Otro que nunca falla es el ‘Chichiricósoro’. Fulvio Carmelo. El único de sus personajes que me interesa más allá de lo cómico. 

– Yo, cuando imito, me siento el personaje que estoy imitando, lo veo delante de mí –hace un gesto con la mano frente a su cara mientras me hace la imitación de Choledo. 

–¿Y cuándo imitas a Fulvio también te siente como él? 

Se ríe. 

–No, esa es una exageración del lado gay que todos tenemos. Yo creo que todos los hombres tenemos una porción femenina. Nunca falla. Si vas donde un tipo, por más alto, grande y serio que sea, y le dices ‘ay chichiricósoro, ayer estuvimos juntas, no te hagas’, se va a soltar, se va a reír –con la mano hace un gesto femeninamente exagerado–. A veces en las presentaciones empiezo diciendo ‘a ver chicas, voy a pasar lista. Juan Carlos, ¡dónde está Juan Carlos!’ Y todos se matan de risa. Yo que culpa tengo que siempre le atine al nombre de gerente. 

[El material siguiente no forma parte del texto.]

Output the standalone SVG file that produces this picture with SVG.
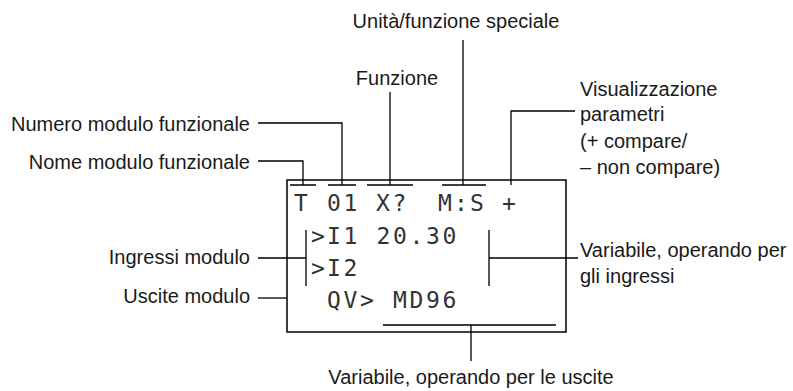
<svg xmlns="http://www.w3.org/2000/svg" width="793" height="391" viewBox="0 0 793 391">
<style>
.lbl{font-family:"Liberation Sans",Arial,sans-serif;font-size:20px;fill:#1a1a1a}
.lcd{font-family:"DejaVu Sans Mono","Liberation Mono",monospace;font-size:23px;fill:#333}
.ln{stroke:#000;stroke-width:1.3;fill:none}
</style>
<rect width="793" height="391" fill="#fff"/>
<g id="display">
<rect x="287" y="180" width="279" height="152" fill="none" stroke="#000" stroke-width="1.5"/>
<text class="lcd" x="294 327 343.5 376 392.5 438 454 470 502" y="211">T01X?M:S+</text>
<text class="lcd" x="311 327 343.5 376.5 393 409.5 426 442.5" y="244">&gt;I120.30</text>
<text class="lcd" x="311 327 343.5" y="276">&gt;I2</text>
<text class="lcd" x="327 343.5 360 393 409.5 426 442.5" y="308">QV&gt;MD96</text>
</g>
<g id="labels">
<text id="numero" class="lbl" x="250" y="131" text-anchor="end">Numero modulo funzionale</text>
<text id="nome" class="lbl" x="250" y="169" text-anchor="end">Nome modulo funzionale</text>
<text id="ingressi" class="lbl" x="250" y="264" text-anchor="end">Ingressi modulo</text>
<text id="uscite" class="lbl" x="250" y="303" text-anchor="end">Uscite modulo</text>
<text id="unita" class="lbl" x="456" y="28" text-anchor="middle">Unità/funzione speciale</text>
<text id="funzione" class="lbl" x="397" y="85" text-anchor="middle">Funzione</text>
<text id="visual" class="lbl"><tspan x="580" y="96">Visualizzazione</tspan><tspan x="580" y="121">parametri</tspan><tspan x="580" y="148">(+ compare/</tspan><tspan x="580" y="174">– non compare)</tspan></text>
<text id="var-in" class="lbl"><tspan x="580" y="257">Variabile, operando per</tspan><tspan x="580" y="283">gli ingressi</tspan></text>
<text id="var-out" class="lbl" x="471" y="384" text-anchor="middle">Variabile, operando per le uscite</text>
</g>
<g id="connectors" class="ln">
<path d="M290 185H316M328 185H356M367 185H413M442 185H486"/>
<path d="M258 161H303V185"/>
<path d="M258 123H342V185"/>
<path d="M390 92V185"/>
<path d="M463 40V185"/>
<path d="M575 111H511V185"/>
<path d="M258 258H306M306 230V286"/>
<path d="M258 298H287"/>
<path d="M489 230V286M489 258H578"/>
<path d="M383 325H556M471 325V361"/>
</g>
</svg>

Y es que los famosos “ojo de loca, no se equivoca”, “chicas, un negro, ¡posiciones!”, “¡Serenazgo, serenazgo!”, etc., ya son parte de nuestro maletín de expresiones populares. No falla nunca porque enfrenta a cada hombre a su homofobia u homosexualidad de una manera inofensiva, cómica. Y para Fernando es su personaje más querido, más entrañable. “Yo antes decía ‘nunca me voy a maquillar, maquillarse es para maricones’. Cuando llegué a la televisión vi como Chuiman  se maquillaba, por ejemplo, y ahora ando con mi neceser de cosméticos”. Así es, hasta Fulvio tuvo su alter-ego homofóbico. 

La conversación ha sido larga aquella tarde. Por la pantalla de la Mac han pasado Selena, los Gipsy Kings, Kiss y más. Todos tienen sus respectivos apuntes en la hoja de papel. La pierna no ha parado de temblar, ni un solo instante. La computadora está programada. “Son las 6:30”, anuncia una voz femenina. Fernando Armas se para al instante y se va a bañar. Regresa pocos minutos después con camisa y pantalón, en su maletín lleva la ropa deportiva para el partido con los del equipo técnico. Salimos en dirección a Barranco y me pide que lo siga. El tráfico está terrible. Llegamos con algo de retraso. Entramos al set, yo me siento en el público mientras él va a maquillarse. No puedo entrar ahí. Espero mientras tomo nota mental de todo lo que acabo de registrar. Una familia habla sobre Alejandra Guzmán. Karen Schwarz camina por detrás de mí. Adolgo Aguilar por delante. Pasa media hora y alguien me llama. Volteo. Es Fernando. 

–Paolo, ven –me acerco–. Para que te quede como anécdota. Todos los cantantes que he estado estudiando, son los de mañana. Voy a tener que hacerlo así nomás. 

Ambos nos reímos. Regreso a mi sitio. No sé por qué, no puedo parar de reírme.